• Job:
Both boundary lines count: repeat, exactly and alone, the lines from the one containing "Reproduce this chart with matplotlib." to the one containing "from matplotlib.lines import Line2D", with pictures left out.

• • •

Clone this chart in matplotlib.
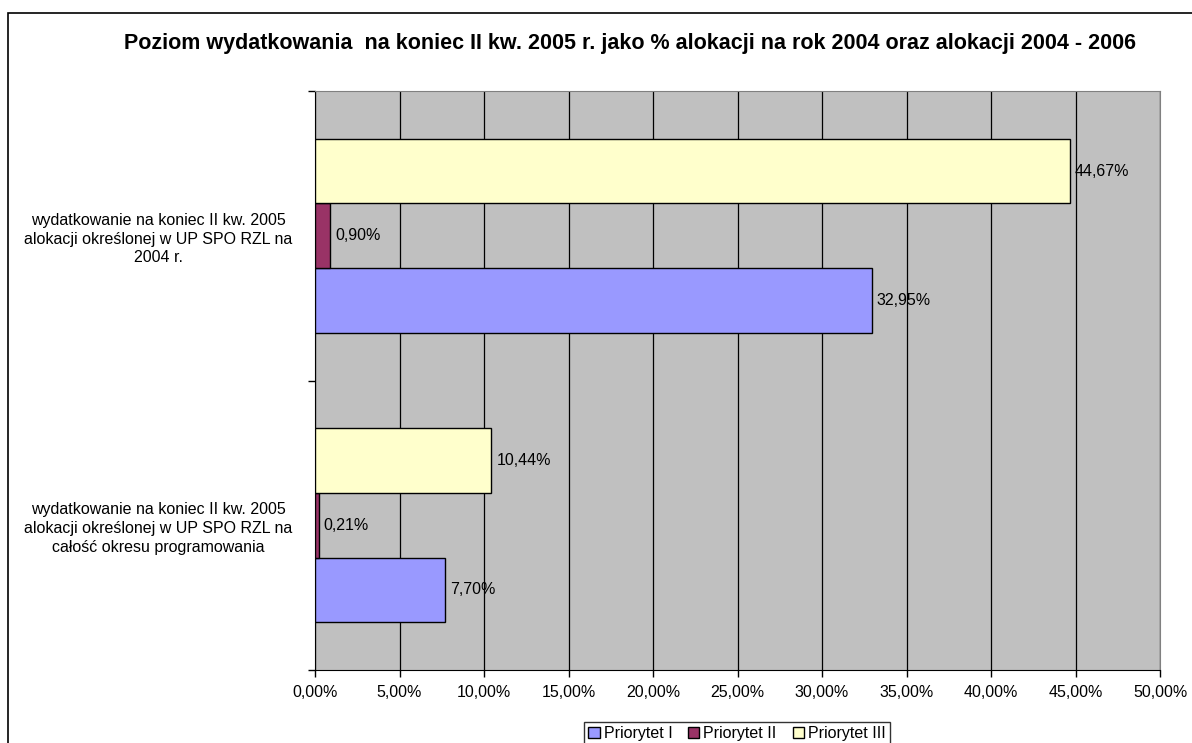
import matplotlib.pyplot as plt
from matplotlib.patches import Rectangle
import numpy as np

plt.rcParams['font.family'] = ['Liberation Sans', 'DejaVu Sans']

categories = ['wydatkowanie na koniec II kw. 2005\nalokacji określonej w UP SPO RZL na\ncałość okresu programowania',
              'wydatkowanie na koniec II kw. 2005\nalokacji określonej w UP SPO RZL na\n2004 r.']
series = ['Priorytet I', 'Priorytet II', 'Priorytet III']
values = [[7.70, 32.95],
          [0.21, 0.90],
          [10.44, 44.67]]
colors = ['#9999FF', '#993366', '#FFFFCC']
title = 'Poziom wydatkowania  na koniec II kw. 2005 r. jako % alokacji na rok 2004 oraz alokacji 2004 - 2006'

W, H = 1192, 743
fs = 11.5
fig = plt.figure(figsize=(W / 100, H / 100), dpi=100)
ax = fig.add_axes([315 / W, 1 - 670 / H, 845 / W, 579 / H])
ax.set_facecolor('#C0C0C0')

# ramka wykresu (lewa i górna krawędź)
fig.patches.append(Rectangle((8 / W, -0.1), 1.2, 1.1 - 13 / H, transform=fig.transFigure,
                             fill=False, edgecolor='black', linewidth=1.2, clip_on=False))

y = np.arange(len(categories))
h = 0.223
for i, (s, v, c) in enumerate(zip(series, values, colors)):
    pos = y + (i - 1) * h
    ax.barh(pos, v, height=h, color=c, edgecolor='black', linewidth=1.0, label=s, zorder=3)
    for p, val in zip(pos, v):
        ax.text(val + 0.3, p, ('%.2f%%' % val).replace('.', ','), va='center', ha='left',
                fontsize=fs, zorder=4)

ax.set_xlim(0, 50)
ax.set_ylim(-0.5, 1.5)
xt = np.arange(0, 51, 5)
ax.set_xticks(xt)
ax.set_xticklabels([('%.2f%%' % t).replace('.', ',') for t in xt], fontsize=fs)
ax.tick_params(axis='x', length=5, width=1, pad=6)
ax.grid(axis='x', color='black', linewidth=0.9, zorder=1)

ax.set_yticks(y)
ax.set_yticklabels(categories, fontsize=fs, ha='center', multialignment='center',
                   linespacing=1.3)
ax.tick_params(axis='y', which='major', length=0, pad=113)
ax.set_yticks([-0.5, 0.5, 1.5], minor=True)
ax.tick_params(axis='y', which='minor', length=5, width=1)

for side in ['top', 'right']:
    ax.spines[side].set_color('#808080')
for side in ['left', 'bottom']:
    ax.spines[side].set_color('black')

fig.text(630 / W, 1 - 43 / H, title, ha='center', va='center', fontsize=15.5, fontweight='bold')

leg = fig.legend(loc='upper center', bbox_to_anchor=(737 / W, 1 - 722 / H), ncol=3,
                 fontsize=fs, frameon=True, fancybox=False, edgecolor='black',
                 handlelength=0.7, handleheight=0.7, handletextpad=0.25, columnspacing=1.0,
                 borderpad=0.25, borderaxespad=0)
leg.get_frame().set_linewidth(1.0)

plt.savefig('out.png', dpi=100)
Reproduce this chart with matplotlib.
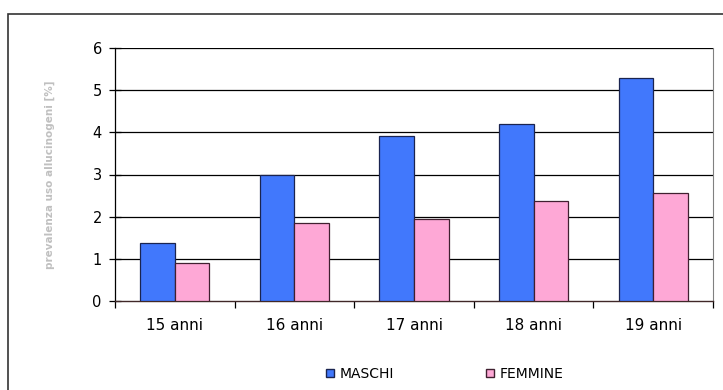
import matplotlib.pyplot as plt
import numpy as np
from matplotlib.patches import Rectangle
from matplotlib.lines import Line2D

categories = ["15 anni", "16 anni", "17 anni", "18 anni", "19 anni"]
maschi = [1.37, 3.0, 3.92, 4.2, 5.29]
femmine = [0.9, 1.85, 1.95, 2.37, 2.56]

BLUE = "#4178fc"
PINK = "#fea8d6"

fig = plt.figure(figsize=(7.23, 3.90), dpi=100)
fig.patches.append(Rectangle((8 / 723, -0.05), 1.0, 1.05 - 14 / 390,
                             transform=fig.transFigure, fill=False,
                             edgecolor="#333333", linewidth=1.2))

ax = fig.add_axes([115 / 723, 1 - 301 / 390, 598 / 723, 253 / 390])

x = np.arange(len(categories))
w = 0.29
ax.bar(x - w / 2, maschi, w, color=BLUE, edgecolor="#1a2450", linewidth=0.9, zorder=3)
ax.bar(x + w / 2, femmine, w, color=PINK, edgecolor="#402030", linewidth=0.9, zorder=3)

ax.set_xlim(-0.5, len(categories) - 0.5)
ax.set_ylim(0, 6)
ax.set_yticks(range(0, 7))
for v in range(1, 7):
    ax.axhline(v, color="black", linewidth=0.9, zorder=1)

ax.set_xticks(x)
ax.set_xticklabels(categories, fontsize=11)
ax.set_xticks(np.arange(-0.5, len(categories)), minor=True)
ax.tick_params(axis="x", which="major", length=0, pad=12)
ax.tick_params(axis="x", which="minor", length=5, direction="out", width=0.9)
ax.tick_params(axis="y", labelsize=10.5, direction="inout", length=9, width=0.9, pad=5)

ax.spines["top"].set_visible(False)
ax.spines["right"].set_color("#808080")
ax.spines["left"].set_linewidth(0.9)
ax.spines["bottom"].set_linewidth(1.0)
ax.spines["bottom"].set_color("#402828")

fig.text(50 / 723, 1 - 175 / 390, "prevalenza uso allucinogeni [%]",
         rotation=90, ha="center", va="center", fontsize=7.5,
         fontweight="bold", color="#c0c0c0")

handles = [
    Line2D([0], [0], marker="s", linestyle="none", markersize=6,
           markerfacecolor=BLUE, markeredgecolor="#1a2450", label="MASCHI"),
    Line2D([0], [0], marker="s", linestyle="none", markersize=6,
           markerfacecolor=PINK, markeredgecolor="#402030", label="FEMMINE"),
]
fig.legend(handles=handles, loc="center", bbox_to_anchor=(0.614, 1 - 374 / 390),
           ncol=2, frameon=False, fontsize=10, columnspacing=6.5,
           handletextpad=0.3, handlelength=0.8)

fig.savefig("out.png", dpi=100)
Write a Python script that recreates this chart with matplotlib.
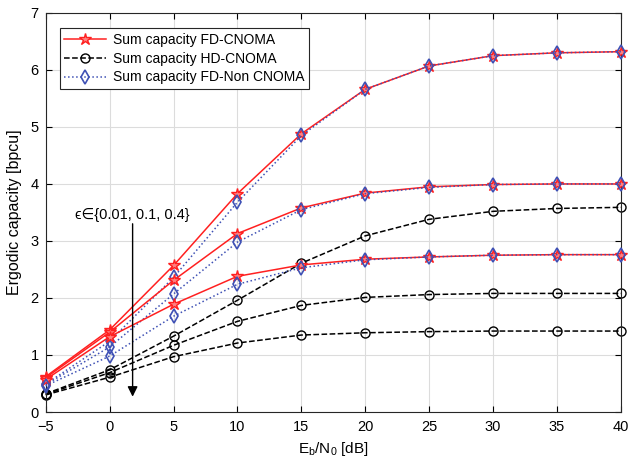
import numpy as np
import matplotlib
matplotlib.use("Agg")
from matplotlib import pyplot as plt

plt.rcParams['font.family'] = ['Liberation Sans', 'DejaVu Sans']

snr = [-5, 0, 5, 10, 15, 20, 25, 30, 35, 40]

# FD-CNOMA, eps = 0.01, 0.1, 0.4
fd_1 = [0.62, 1.44, 2.57, 3.83, 4.88, 5.66, 6.07, 6.25, 6.30, 6.32]
fd_2 = [0.60, 1.40, 2.31, 3.13, 3.58, 3.84, 3.95, 3.99, 4.00, 4.00]
fd_3 = [0.57, 1.32, 1.89, 2.38, 2.58, 2.68, 2.72, 2.75, 2.76, 2.76]

# HD-CNOMA
hd_1 = [0.32, 0.74, 1.33, 1.96, 2.61, 3.09, 3.38, 3.52, 3.57, 3.59]
hd_2 = [0.31, 0.69, 1.17, 1.59, 1.87, 2.01, 2.06, 2.08, 2.08, 2.08]
hd_3 = [0.30, 0.61, 0.97, 1.21, 1.35, 1.39, 1.41, 1.42, 1.42, 1.42]

# FD-Non CNOMA
nc_1 = [0.49, 1.24, 2.36, 3.68, 4.85, 5.66, 6.07, 6.25, 6.30, 6.32]
nc_2 = [0.48, 1.14, 2.07, 2.98, 3.55, 3.83, 3.94, 3.99, 4.00, 4.00]
nc_3 = [0.46, 0.98, 1.68, 2.24, 2.53, 2.67, 2.72, 2.75, 2.76, 2.76]

fig = plt.figure(figsize=(6.3, 4.69), dpi=100)
ax = fig.add_axes([0.0725, 0.1215, 0.9132, 0.851])

red = '#ff2020'
blue = '#3f51b5'

for i, (f, h, n) in enumerate(zip([fd_1, fd_2, fd_3], [hd_1, hd_2, hd_3], [nc_1, nc_2, nc_3])):
	ax.plot(snr, h, '--', color='k', marker='o', mfc='none', ms=6.5, lw=1.1,
		label='Sum capacity HD-CNOMA' if i == 0 else None, zorder=2, clip_on=False)
	ax.plot(snr, f, '-', color=red, marker='*', mfc='#ff8080', mec=red, ms=9, lw=1.1,
		label='Sum capacity FD-CNOMA' if i == 0 else None, zorder=3, clip_on=False)
	ax.plot(snr, n, ':', color=blue, marker='d', mfc='none', mec=blue, ms=7, mew=1.2, lw=1.1,
		label='Sum capacity FD-Non CNOMA' if i == 0 else None, zorder=3, clip_on=False)

ax.set_xlim(-5, 40)
ax.set_ylim(0, 7)
ax.set_xticks(np.arange(-5, 41, 5))
ax.set_yticks(np.arange(0, 8, 1))
ax.grid(True, color='#dcdcdc', lw=0.8)
ax.set_axisbelow(True)
ax.tick_params(direction='in', top=True, right=True, labelsize=10.5, length=4)
ax.tick_params(axis='x', pad=6)
ax.tick_params(axis='y', pad=5)
for s in ax.spines.values():
	s.set_color('#262626')
	s.set_linewidth(0.8)

ax.set_xlabel(r'E$_\mathregular{b}$/N$_\mathregular{0}$ [dB]', fontsize=11)
ax.set_ylabel('Ergodic capacity [bpcu]', fontsize=11.5, labelpad=6)

ax.annotate('', xy=(1.8, 0.22), xytext=(1.8, 3.35),
	arrowprops=dict(arrowstyle='-|>', color='k', lw=1.0, mutation_scale=15))
ax.text(-2.7, 3.45, '\u03f5\u2208{0.01, 0.1, 0.4}', fontsize=10.5, va='center', ha='left')

h, l = ax.get_legend_handles_labels()
order = [1, 0, 2]
leg = ax.legend([h[k] for k in order], [l[k] for k in order], loc='upper left',
	fontsize=10, fancybox=False, edgecolor='#262626', framealpha=1,
	borderpad=0.35, handlelength=3.0, handletextpad=0.5, labelspacing=0.35,
	bbox_to_anchor=(0.012, 0.98))
leg.get_frame().set_linewidth(0.8)

fig.savefig('out.png', dpi=100)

• • •

• Answer to this task:
Reproduce this chart with matplotlib.
import matplotlib.pyplot as plt
import numpy as np
from matplotlib.patches import Rectangle
from matplotlib.lines import Line2D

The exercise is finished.